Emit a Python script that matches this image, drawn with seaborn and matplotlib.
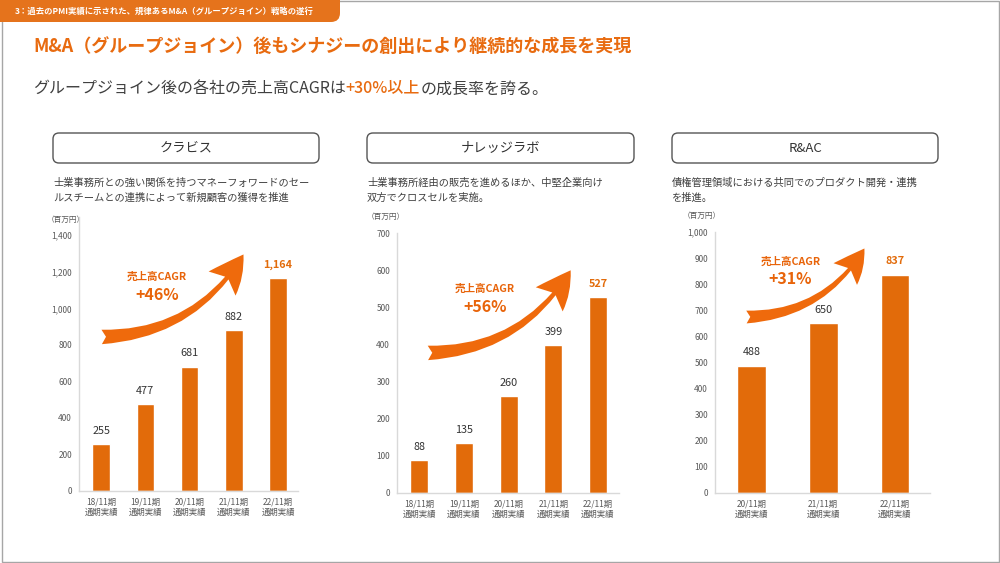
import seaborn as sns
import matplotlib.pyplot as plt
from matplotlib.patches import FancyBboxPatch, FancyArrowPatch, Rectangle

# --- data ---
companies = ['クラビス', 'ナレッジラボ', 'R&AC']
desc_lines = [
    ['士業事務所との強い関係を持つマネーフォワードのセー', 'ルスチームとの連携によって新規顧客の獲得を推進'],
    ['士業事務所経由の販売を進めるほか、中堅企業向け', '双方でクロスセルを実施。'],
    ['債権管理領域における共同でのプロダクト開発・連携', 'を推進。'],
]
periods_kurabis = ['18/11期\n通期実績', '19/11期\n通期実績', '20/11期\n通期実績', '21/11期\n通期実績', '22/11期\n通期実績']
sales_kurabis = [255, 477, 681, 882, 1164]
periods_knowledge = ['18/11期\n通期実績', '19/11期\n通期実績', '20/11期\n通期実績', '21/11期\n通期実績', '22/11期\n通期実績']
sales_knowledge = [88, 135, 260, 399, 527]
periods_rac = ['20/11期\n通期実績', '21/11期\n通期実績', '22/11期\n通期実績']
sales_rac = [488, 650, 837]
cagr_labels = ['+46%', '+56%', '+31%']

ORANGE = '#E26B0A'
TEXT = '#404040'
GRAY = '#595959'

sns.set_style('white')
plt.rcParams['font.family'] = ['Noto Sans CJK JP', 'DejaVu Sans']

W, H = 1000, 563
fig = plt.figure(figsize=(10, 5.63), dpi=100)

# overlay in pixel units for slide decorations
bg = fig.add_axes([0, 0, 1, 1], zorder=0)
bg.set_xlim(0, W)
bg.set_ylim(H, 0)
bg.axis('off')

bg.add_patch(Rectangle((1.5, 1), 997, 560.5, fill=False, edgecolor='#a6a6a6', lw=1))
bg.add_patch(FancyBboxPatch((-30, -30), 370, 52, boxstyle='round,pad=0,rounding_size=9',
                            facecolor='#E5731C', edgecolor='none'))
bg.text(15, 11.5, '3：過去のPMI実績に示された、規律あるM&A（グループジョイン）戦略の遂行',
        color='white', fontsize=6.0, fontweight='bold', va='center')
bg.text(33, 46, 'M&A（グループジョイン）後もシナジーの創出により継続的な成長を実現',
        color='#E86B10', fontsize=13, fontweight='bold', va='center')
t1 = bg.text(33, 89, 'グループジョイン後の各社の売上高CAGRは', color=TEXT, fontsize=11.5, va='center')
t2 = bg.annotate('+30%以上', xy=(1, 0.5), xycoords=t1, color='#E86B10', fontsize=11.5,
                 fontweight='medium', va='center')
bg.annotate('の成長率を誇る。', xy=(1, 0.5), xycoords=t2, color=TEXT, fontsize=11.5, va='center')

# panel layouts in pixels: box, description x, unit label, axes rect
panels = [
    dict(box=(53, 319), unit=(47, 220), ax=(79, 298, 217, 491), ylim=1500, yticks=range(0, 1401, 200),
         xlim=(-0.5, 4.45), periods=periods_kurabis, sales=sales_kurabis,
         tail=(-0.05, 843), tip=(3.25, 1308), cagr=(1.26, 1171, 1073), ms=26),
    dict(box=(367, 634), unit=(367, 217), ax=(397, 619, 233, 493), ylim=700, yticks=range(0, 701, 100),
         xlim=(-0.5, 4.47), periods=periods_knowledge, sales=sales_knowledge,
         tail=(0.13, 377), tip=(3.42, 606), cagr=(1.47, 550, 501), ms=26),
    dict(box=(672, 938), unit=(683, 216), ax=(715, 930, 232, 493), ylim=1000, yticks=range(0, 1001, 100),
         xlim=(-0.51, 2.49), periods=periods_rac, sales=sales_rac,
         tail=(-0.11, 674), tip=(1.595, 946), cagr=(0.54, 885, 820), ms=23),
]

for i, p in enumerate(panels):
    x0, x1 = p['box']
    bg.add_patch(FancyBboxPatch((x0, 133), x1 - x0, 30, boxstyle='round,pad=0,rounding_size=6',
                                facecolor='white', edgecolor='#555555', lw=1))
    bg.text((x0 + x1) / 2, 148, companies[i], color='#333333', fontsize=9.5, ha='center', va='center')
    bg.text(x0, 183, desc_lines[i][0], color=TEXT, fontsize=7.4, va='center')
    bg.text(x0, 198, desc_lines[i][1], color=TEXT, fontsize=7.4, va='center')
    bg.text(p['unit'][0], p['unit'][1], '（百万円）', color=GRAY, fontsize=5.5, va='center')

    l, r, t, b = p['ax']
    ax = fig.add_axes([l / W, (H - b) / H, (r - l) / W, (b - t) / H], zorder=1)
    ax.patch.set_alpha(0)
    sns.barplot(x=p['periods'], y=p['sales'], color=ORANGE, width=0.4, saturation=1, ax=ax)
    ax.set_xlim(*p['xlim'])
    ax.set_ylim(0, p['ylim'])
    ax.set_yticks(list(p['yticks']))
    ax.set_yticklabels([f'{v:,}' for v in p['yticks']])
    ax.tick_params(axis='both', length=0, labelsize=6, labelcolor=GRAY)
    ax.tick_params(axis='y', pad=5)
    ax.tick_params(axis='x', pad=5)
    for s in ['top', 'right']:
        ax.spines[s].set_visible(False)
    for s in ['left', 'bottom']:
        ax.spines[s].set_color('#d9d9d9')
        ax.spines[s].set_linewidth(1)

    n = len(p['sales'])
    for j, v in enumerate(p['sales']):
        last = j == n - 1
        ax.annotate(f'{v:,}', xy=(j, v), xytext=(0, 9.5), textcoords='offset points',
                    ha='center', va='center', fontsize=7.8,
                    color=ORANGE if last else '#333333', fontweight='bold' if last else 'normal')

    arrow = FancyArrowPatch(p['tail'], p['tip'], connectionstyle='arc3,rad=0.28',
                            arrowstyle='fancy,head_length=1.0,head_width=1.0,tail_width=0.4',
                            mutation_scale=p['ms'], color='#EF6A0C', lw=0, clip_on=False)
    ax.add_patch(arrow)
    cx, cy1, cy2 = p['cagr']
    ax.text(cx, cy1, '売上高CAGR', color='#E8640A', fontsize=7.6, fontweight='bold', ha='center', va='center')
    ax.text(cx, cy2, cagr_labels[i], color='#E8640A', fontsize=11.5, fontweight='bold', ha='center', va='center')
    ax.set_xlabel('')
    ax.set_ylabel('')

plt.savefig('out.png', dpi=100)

========================================

Using the data above, write out every line exactly, leaving the images behind.

- Final answer:
Emit a Python script that matches this image, drawn with seaborn and matplotlib.
import seaborn as sns
import matplotlib.pyplot as plt
from matplotlib.patches import FancyBboxPatch, FancyArrowPatch, Rectangle

# --- data ---
companies = ['クラビス', 'ナレッジラボ', 'R&AC']
desc_lines = [
    ['士業事務所との強い関係を持つマネーフォワードのセー', 'ルスチームとの連携によって新規顧客の獲得を推進'],
    ['士業事務所経由の販売を進めるほか、中堅企業向け', '双方でクロスセルを実施。'],
    ['債権管理領域における共同でのプロダクト開発・連携', 'を推進。'],
]
periods_kurabis = ['18/11期\n通期実績', '19/11期\n通期実績', '20/11期\n通期実績', '21/11期\n通期実績', '22/11期\n通期実績']
sales_kurabis = [255, 477, 681, 882, 1164]
periods_knowledge = ['18/11期\n通期実績', '19/11期\n通期実績', '20/11期\n通期実績', '21/11期\n通期実績', '22/11期\n通期実績']
sales_knowledge = [88, 135, 260, 399, 527]
periods_rac = ['20/11期\n通期実績', '21/11期\n通期実績', '22/11期\n通期実績']
sales_rac = [488, 650, 837]
cagr_labels = ['+46%', '+56%', '+31%']

ORANGE = '#E26B0A'
TEXT = '#404040'
GRAY = '#595959'

sns.set_style('white')
plt.rcParams['font.family'] = ['Noto Sans CJK JP', 'DejaVu Sans']

W, H = 1000, 563
fig = plt.figure(figsize=(10, 5.63), dpi=100)

# overlay in pixel units for slide decorations
bg = fig.add_axes([0, 0, 1, 1], zorder=0)
bg.set_xlim(0, W)
bg.set_ylim(H, 0)
bg.axis('off')

bg.add_patch(Rectangle((1.5, 1), 997, 560.5, fill=False, edgecolor='#a6a6a6', lw=1))
bg.add_patch(FancyBboxPatch((-30, -30), 370, 52, boxstyle='round,pad=0,rounding_size=9',
                            facecolor='#E5731C', edgecolor='none'))
bg.text(15, 11.5, '3：過去のPMI実績に示された、規律あるM&A（グループジョイン）戦略の遂行',
        color='white', fontsize=6.0, fontweight='bold', va='center')
bg.text(33, 46, 'M&A（グループジョイン）後もシナジーの創出により継続的な成長を実現',
        color='#E86B10', fontsize=13, fontweight='bold', va='center')
t1 = bg.text(33, 89, 'グループジョイン後の各社の売上高CAGRは', color=TEXT, fontsize=11.5, va='center')
t2 = bg.annotate('+30%以上', xy=(1, 0.5), xycoords=t1, color='#E86B10', fontsize=11.5,
                 fontweight='medium', va='center')
bg.annotate('の成長率を誇る。', xy=(1, 0.5), xycoords=t2, color=TEXT, fontsize=11.5, va='center')

# panel layouts in pixels: box, description x, unit label, axes rect
panels = [
    dict(box=(53, 319), unit=(47, 220), ax=(79, 298, 217, 491), ylim=1500, yticks=range(0, 1401, 200),
         xlim=(-0.5, 4.45), periods=periods_kurabis, sales=sales_kurabis,
         tail=(-0.05, 843), tip=(3.25, 1308), cagr=(1.26, 1171, 1073), ms=26),
    dict(box=(367, 634), unit=(367, 217), ax=(397, 619, 233, 493), ylim=700, yticks=range(0, 701, 100),
         xlim=(-0.5, 4.47), periods=periods_knowledge, sales=sales_knowledge,
         tail=(0.13, 377), tip=(3.42, 606), cagr=(1.47, 550, 501), ms=26),
    dict(box=(672, 938), unit=(683, 216), ax=(715, 930, 232, 493), ylim=1000, yticks=range(0, 1001, 100),
         xlim=(-0.51, 2.49), periods=periods_rac, sales=sales_rac,
         tail=(-0.11, 674), tip=(1.595, 946), cagr=(0.54, 885, 820), ms=23),
]

for i, p in enumerate(panels):
    x0, x1 = p['box']
    bg.add_patch(FancyBboxPatch((x0, 133), x1 - x0, 30, boxstyle='round,pad=0,rounding_size=6',
                                facecolor='white', edgecolor='#555555', lw=1))
    bg.text((x0 + x1) / 2, 148, companies[i], color='#333333', fontsize=9.5, ha='center', va='center')
    bg.text(x0, 183, desc_lines[i][0], color=TEXT, fontsize=7.4, va='center')
    bg.text(x0, 198, desc_lines[i][1], color=TEXT, fontsize=7.4, va='center')
    bg.text(p['unit'][0], p['unit'][1], '（百万円）', color=GRAY, fontsize=5.5, va='center')

    l, r, t, b = p['ax']
    ax = fig.add_axes([l / W, (H - b) / H, (r - l) / W, (b - t) / H], zorder=1)
    ax.patch.set_alpha(0)
    sns.barplot(x=p['periods'], y=p['sales'], color=ORANGE, width=0.4, saturation=1, ax=ax)
    ax.set_xlim(*p['xlim'])
    ax.set_ylim(0, p['ylim'])
    ax.set_yticks(list(p['yticks']))
    ax.set_yticklabels([f'{v:,}' for v in p['yticks']])
    ax.tick_params(axis='both', length=0, labelsize=6, labelcolor=GRAY)
    ax.tick_params(axis='y', pad=5)
    ax.tick_params(axis='x', pad=5)
    for s in ['top', 'right']:
        ax.spines[s].set_visible(False)
    for s in ['left', 'bottom']:
        ax.spines[s].set_color('#d9d9d9')
        ax.spines[s].set_linewidth(1)

    n = len(p['sales'])
    for j, v in enumerate(p['sales']):
        last = j == n - 1
        ax.annotate(f'{v:,}', xy=(j, v), xytext=(0, 9.5), textcoords='offset points',
                    ha='center', va='center', fontsize=7.8,
                    color=ORANGE if last else '#333333', fontweight='bold' if last else 'normal')

    arrow = FancyArrowPatch(p['tail'], p['tip'], connectionstyle='arc3,rad=0.28',
                            arrowstyle='fancy,head_length=1.0,head_width=1.0,tail_width=0.4',
                            mutation_scale=p['ms'], color='#EF6A0C', lw=0, clip_on=False)
    ax.add_patch(arrow)
    cx, cy1, cy2 = p['cagr']
    ax.text(cx, cy1, '売上高CAGR', color='#E8640A', fontsize=7.6, fontweight='bold', ha='center', va='center')
    ax.text(cx, cy2, cagr_labels[i], color='#E8640A', fontsize=11.5, fontweight='bold', ha='center', va='center')
    ax.set_xlabel('')
    ax.set_ylabel('')

plt.savefig('out.png', dpi=100)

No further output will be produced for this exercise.